The pure-bred otter-hound is generally of a tan colour, varying from light to dark, and occasionally showing patches of white, but when this occurs I think it is evidence of a cross at some period. He has a rough wiry coat, and the harder the texture of his hair, the better he will be able to withstand the effects of being continually in the water. He has a deep voice with a bell-like tone, which makes one think it probable that he and the bloodhound had a common ancestor.
The otter-hound was formerly about sixteen inches and not very straight on the leg, but of great strength and endurance. In the last fifty years the standard has been raised gradually, and now there are few under twenty inches. The tall hound has this advantage, that except in deep pools he can wade whilst the smaller sort are swimming, and it is the swimming which tires them out. Were it not for this reason I think I should prefer a pack of strong sixteen-inch hounds, as you would then be able to keep up easily on foot.
I hope the pure otter-hound will not be allowed to disappear and become merged in a cross : it is doubtful what such a cross, however successful it might be at first, would eventually produce. There are many good qualities in the old otterhound mixed up with not a few vices; but if breeders would give their attention to this material, with care and judicious selection they might in a few generations raise up a hound that would be far more satisfactory than any cross.
The greatest difficulty in breeding otter-hounds is that the time they are wanted for hunting is the time when the bitch would be suckling her puppies. Of course, if you can get them to whelp about January the pups will be weaned before hunting commences, but unfortunately this cannot often be managed. Few masters can spare their best bitches and those that are most reliable, which are the ones that should be bred from.

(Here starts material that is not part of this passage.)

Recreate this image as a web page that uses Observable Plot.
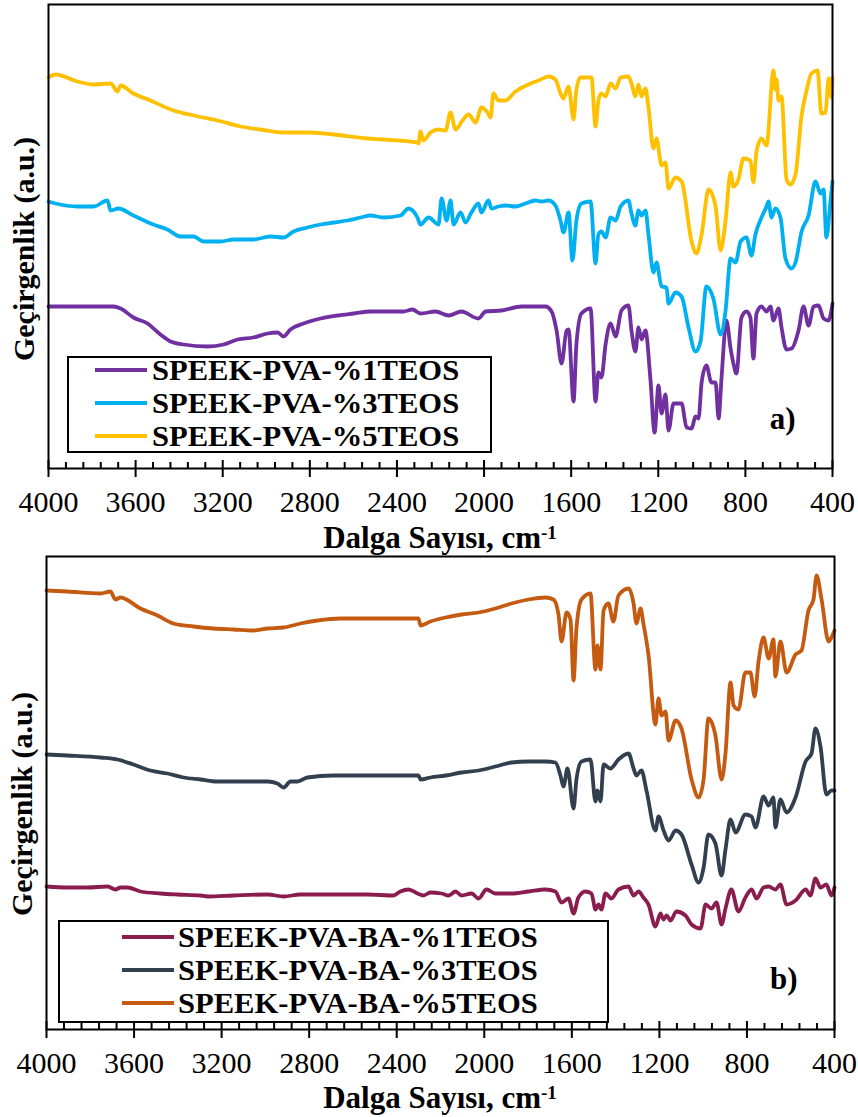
<!DOCTYPE html>
<html>
<head>
<meta charset="utf-8">
<script src="https://cdn.jsdelivr.net/npm/d3@7"></script>
<script src="https://cdn.jsdelivr.net/npm/@observablehq/plot@0.6"></script>
<style>
  body { margin: 0; background: #fff; }
  #page { position: relative; width: 858px; height: 1117px; overflow: hidden; font-family: "Liberation Serif", "DejaVu Serif", "Noto Serif", "Times New Roman", serif; color: #000; background: #fff; }
  .plot { position: absolute; left: 0; }
  .legend { position: absolute; border: 2px solid #000; background: #fff; box-sizing: border-box; }
  .swatch { position: absolute; height: 4px; }
  .ltext { position: absolute; font-weight: bold; font-size: 29px; line-height: 26px; height: 26px; white-space: nowrap; transform: scaleX(1.055); transform-origin: 0 50%; }
  .xtitle { position: absolute; font-weight: bold; font-size: 31px; line-height: 1; white-space: nowrap; transform: translate(-50%, -50%); }
  .xtitle sup { font-size: 19px; vertical-align: 0; position: relative; top: -9px; }
  .ytitle { position: absolute; font-weight: bold; font-size: 30px; line-height: 1; white-space: nowrap; transform: translate(-50%, -50%) rotate(-90deg); }
</style>
</head>
<body>
<div id="page"></div>
<script>
// ---- Tick values (wavenumber, cm-1) ----
const majorTicks = [4000, 3600, 3200, 2800, 2400, 2000, 1600, 1200, 800, 400];
const minorTicks = d3.range(3920, 400, -80).filter(v => v % 400 !== 0);

// ---- Series names & colours ----
const namesA = ["SPEEK-PVA-%1TEOS", "SPEEK-PVA-%3TEOS", "SPEEK-PVA-%5TEOS"];
const colorsA = ["#7030A0", "#00B0F0", "#FFC000"];
const namesB = ["SPEEK-PVA-BA-%1TEOS", "SPEEK-PVA-BA-%3TEOS", "SPEEK-PVA-BA-%5TEOS"];
const colorsB = ["#8A1C4E", "#323F4F", "#C55A11"];

// ---- Panel a) spectra: [wavenumber, transmittance (a.u., offset)] ----
const specA1 = [[4000,162],[3839,162],[3702,162],[3669,160],[3610,151],[3545,145],[3486,134],[3440,127],[3380,124],[3270,122],[3196,124],[3132,129],[3059,131],[2994,135],[2948,136],[2921,132],[2889,139],[2829,145],[2751,150],[2673,153],[2599,155],[2521,157],[2443,157],[2370,157],[2329,159],[2292,155],[2223,157],[2163,153],[2104,157],[2026,150],[1993,157],[1920,158],[1828,162],[1718,162],[1690,157],[1667,138],[1644,105],[1621,138],[1612,139],[1589,67],[1576,124],[1553,155],[1511,160],[1488,67],[1475,96],[1461,91],[1442,124],[1419,145],[1396,132],[1369,158],[1337,163],[1323,138],[1305,117],[1291,141],[1277,129],[1259,138],[1236,89],[1217,36],[1199,83],[1185,55],[1167,74],[1153,38],[1130,65],[1093,65],[1070,41],[1047,40],[1029,52],[1015,50],[1001,86],[979,103],[956,86],[937,86],[923,50],[910,89],[887,148],[868,120],[855,105],[841,95],[818,151],[795,157],[777,151],[763,110],[749,155],[726,162],[703,157],[685,162],[671,148],[648,160],[634,141],[611,119],[588,120],[556,138],[533,162],[510,143],[487,162],[464,163],[441,150],[418,148],[400,165]];
const specA3 = [[4000,267],[3968,265],[3867,262],[3793,262],[3729,268],[3715,258],[3679,260],[3610,253],[3518,244],[3454,239],[3394,232],[3334,232],[3288,227],[3210,227],[3150,229],[3059,229],[2981,232],[2921,231],[2875,237],[2811,241],[2751,244],[2691,246],[2627,248],[2567,251],[2521,253],[2462,251],[2384,253],[2347,260],[2306,251],[2292,244],[2255,251],[2209,244],[2195,270],[2172,248],[2154,268],[2140,244],[2108,256],[2085,246],[2058,256],[2026,265],[2012,256],[1980,268],[1966,260],[1934,262],[1902,263],[1856,262],[1810,265],[1764,268],[1736,267],[1704,268],[1672,263],[1649,248],[1635,236],[1612,256],[1594,208],[1576,248],[1553,265],[1511,267],[1488,205],[1475,234],[1461,237],[1442,231],[1419,251],[1396,248],[1373,262],[1337,268],[1323,255],[1305,243],[1291,258],[1277,253],[1259,258],[1245,234],[1222,196],[1208,206],[1185,182],[1162,181],[1153,165],[1121,176],[1093,172],[1061,141],[1029,117],[1006,127],[979,182],[946,169],[914,134],[891,158],[868,210],[845,206],[822,227],[795,231],[772,213],[754,234],[726,251],[703,262],[694,267],[680,251],[662,260],[639,251],[616,210],[588,200],[570,206],[542,237],[510,253],[478,287],[455,275],[441,279],[428,231],[409,268],[400,287]];
const specA5 = [[4000,391],[3968,394],[3867,387],[3793,384],[3715,385],[3683,377],[3669,383],[3610,375],[3532,368],[3426,358],[3334,353],[3224,348],[3118,342],[3027,339],[2921,336],[2811,336],[2691,334],[2535,330],[2462,329],[2306,326],[2301,325],[2292,337],[2278,328],[2246,336],[2209,339],[2177,338],[2154,356],[2131,339],[2099,348],[2071,354],[2039,346],[2012,361],[1984,356],[1970,351],[1957,375],[1934,368],[1902,368],[1856,377],[1796,384],[1750,388],[1704,392],[1672,389],[1649,375],[1635,370],[1612,382],[1589,349],[1576,379],[1557,391],[1507,391],[1488,342],[1475,368],[1461,375],[1442,372],[1419,385],[1396,380],[1373,391],[1337,392],[1323,385],[1305,372],[1291,384],[1277,372],[1259,380],[1245,361],[1222,320],[1208,330],[1185,303],[1167,306],[1153,280],[1121,291],[1093,287],[1047,227],[1024,215],[1001,234],[969,279],[937,262],[914,218],[891,248],[868,296],[855,282],[832,289],[809,310],[777,308],[763,286],[749,317],[726,330],[703,323],[671,398],[662,379],[657,389],[648,368],[634,372],[611,289],[593,284],[570,294],[542,353],[519,378],[497,395],[469,398],[451,355],[432,356],[418,390],[405,371],[400,391]];

// ---- Panel b) spectra ----
const specB1 = [[4000,143],[3904,142],[3813,142],[3721,143],[3685,140],[3662,142],[3630,142],[3571,138],[3479,136],[3402,135],[3296,134],[3264,133],[3146,134],[2990,135],[2917,133],[2840,135],[2689,135],[2534,135],[2415,134],[2383,138],[2346,140],[2305,136],[2278,134],[2246,137],[2195,136],[2163,134],[2131,138],[2104,134],[2058,136],[2026,131],[1990,140],[1949,136],[1876,136],[1798,138],[1720,140],[1675,138],[1647,127],[1615,131],[1592,116],[1570,132],[1538,138],[1510,136],[1492,120],[1478,125],[1465,120],[1446,136],[1419,131],[1387,140],[1341,143],[1318,134],[1295,138],[1273,132],[1250,125],[1218,103],[1195,116],[1181,110],[1167,114],[1149,109],[1122,118],[1081,114],[1053,105],[1012,101],[989,125],[962,121],[939,127],[916,105],[898,121],[871,140],[839,118],[807,132],[779,140],[756,131],[724,142],[701,143],[670,140],[647,145],[619,125],[578,129],[532,140],[510,134],[487,151],[464,142],[437,145],[414,134],[400,142]];
const specB3 = [[4000,275],[3904,274],[3753,272],[3676,270],[3603,265],[3525,259],[3447,256],[3374,252],[3296,250],[3219,248],[3146,248],[3054,248],[2990,248],[2945,246],[2917,242],[2885,248],[2853,248],[2808,252],[2689,254],[2534,254],[2383,254],[2301,254],[2291,250],[2246,252],[2177,254],[2104,257],[2026,259],[1949,263],[1876,267],[1798,268],[1720,268],[1675,267],[1652,254],[1638,243],[1620,261],[1592,221],[1579,250],[1556,268],[1515,270],[1492,228],[1483,239],[1469,228],[1455,265],[1424,261],[1387,270],[1341,276],[1318,261],[1305,254],[1282,259],[1259,239],[1218,199],[1204,213],[1181,199],[1158,189],[1126,199],[1099,195],[1053,165],[1021,147],[998,162],[976,195],[944,186],[916,154],[898,180],[875,210],[852,197],[807,215],[779,213],[761,202],[724,233],[701,224],[679,232],[670,202],[647,230],[619,217],[578,232],[532,268],[505,276],[487,301],[464,283],[437,235],[414,239],[400,239]];
const specB5 = [[4000,439],[3904,438],[3753,436],[3708,438],[3685,430],[3662,432],[3571,421],[3493,414],[3420,406],[3328,403],[3237,401],[3146,400],[3054,399],[2990,401],[2917,402],[2840,406],[2762,409],[2657,411],[2533,411],[2383,411],[2301,411],[2291,404],[2246,408],[2177,412],[2104,415],[2026,417],[1949,421],[1876,426],[1798,430],[1720,432],[1684,430],[1661,415],[1647,388],[1624,417],[1606,410],[1592,349],[1579,401],[1556,430],[1515,436],[1492,360],[1483,384],[1469,360],[1455,419],[1433,426],[1410,408],[1387,434],[1341,441],[1318,426],[1305,406],[1286,421],[1273,406],[1250,375],[1218,305],[1204,331],[1190,314],[1172,318],[1158,289],[1126,309],[1099,301],[1053,250],[1021,232],[998,250],[976,311],[944,294],[916,250],[898,276],[875,347],[861,324],[839,320],[807,357],[784,357],[765,333],[747,368],[724,392],[701,371],[679,390],[670,353],[647,388],[619,357],[578,375],[551,379],[519,419],[496,430],[482,454],[459,430],[427,388],[414,392],[400,399]];

const xTitleHTML = "Dalga Sayısı, cm<sup>-1</sup>";
const yTitle = "Geçirgenlik (a.u.)";
const serifStack = "'Liberation Serif', 'DejaVu Serif', 'Noto Serif', 'Times New Roman', serif";

const page = document.getElementById("page");

function panel({specs, colors, yMax, height, marginTop, marginBottom, marginLeft, marginRight, tag, tagDy}) {
  const innerH = height - marginTop - marginBottom;
  return Plot.plot({
    width: 858, height, marginTop, marginBottom, marginLeft, marginRight,
    style: {fontFamily: serifStack, fontSize: "30px", color: "#000", background: "transparent", overflow: "visible"},
    x: {domain: [4000, 400], ticks: majorTicks, tickSize: 0, tickPadding: 22, tickFormat: d => String(d), label: null},
    y: {domain: [0, yMax], axis: null},
    marks: [
      Plot.tickX(minorTicks, {x: d => d, stroke: "#000", strokeWidth: 2, insetTop: innerH - 6}),
      Plot.tickX(majorTicks, {x: d => d, stroke: "#000", strokeWidth: 2, insetTop: innerH - 8, insetBottom: -9}),
      ...specs.map((s, i) => Plot.line(s, {x: d => d[0], y: d => d[1], stroke: colors[i], strokeWidth: 3.8, curve: "monotone-x", strokeLinejoin: "round"})),
      Plot.frame({stroke: "#000", strokeWidth: 2}),
      Plot.text([tag], {text: d => d, frameAnchor: "bottom-right", dx: -37, dy: tagDy, textAnchor: "end", fontSize: 31, fontWeight: "bold", fill: "#000"})
    ]
  });
}

function place(el, top) { el.classList.add("plot"); el.style.top = top + "px"; page.appendChild(el); }

place(panel({specs: [specA1, specA3, specA5], colors: colorsA, yMax: 464, height: 545, marginTop: 4, marginBottom: 77, marginLeft: 48, marginRight: 26, tag: "a)", tagDy: -40}), 0);
place(panel({specs: [specB1, specB3, specB5], colors: colorsB, yMax: 473, height: 572, marginTop: 11, marginBottom: 88, marginLeft: 46, marginRight: 24, tag: "b)", tagDy: -41}), 545);

function legend({names, colors, left, top, width, height, rows, swL, swR, textL}) {
  const box = document.createElement("div");
  box.className = "legend";
  Object.assign(box.style, {left: left + "px", top: top + "px", width: width + "px", height: height + "px"});
  names.forEach((n, i) => {
    const sw = document.createElement("div");
    sw.className = "swatch";
    Object.assign(sw.style, {left: (swL - left - 2) + "px", width: (swR - swL) + "px", top: (rows[i] - top - 2 - 2) + "px", background: colors[i]});
    box.appendChild(sw);
    const t = document.createElement("div");
    t.className = "ltext";
    t.textContent = n;
    Object.assign(t.style, {left: (textL - left - 2) + "px", top: (rows[i] - top - 2 - 13) + "px"});
    box.appendChild(t);
  });
  page.appendChild(box);
}
legend({names: namesA, colors: colorsA, left: 67, top: 356, width: 425, height: 97, rows: [370, 403, 436], swL: 95, swR: 147, textL: 152});
legend({names: namesB, colors: colorsB, left: 58, top: 920, width: 551, height: 103, rows: [937, 970, 1003], swL: 122, swR: 174, textL: 178});

function title(cls, html, x, y) {
  const d = document.createElement("div");
  d.className = cls;
  d.innerHTML = html;
  d.style.left = x + "px";
  d.style.top = y + "px";
  page.appendChild(d);
}
title("xtitle", xTitleHTML, 440, 537);
title("xtitle", xTitleHTML, 440, 1097);
title("ytitle", yTitle, 24, 249);
title("ytitle", yTitle, 22, 804);
</script>
</body>
</html>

It is very important that the pack should be in good condition and have their feet thoroughly hardened. Being continually in the water and scrambling over sharp rocks tries their feet very severely, so that unless this has been attended to you will have lame hounds all the summer. Plenty of horse exercise on the roads for three months previous to the commencement of the season will put their feet right and lay on the muscle which will be wanted for continual swimming. The master who thinks, because otterhounds are not required to do fast work, that it is unnecessary to give them a lengthy preparation, will have very indifferent sport.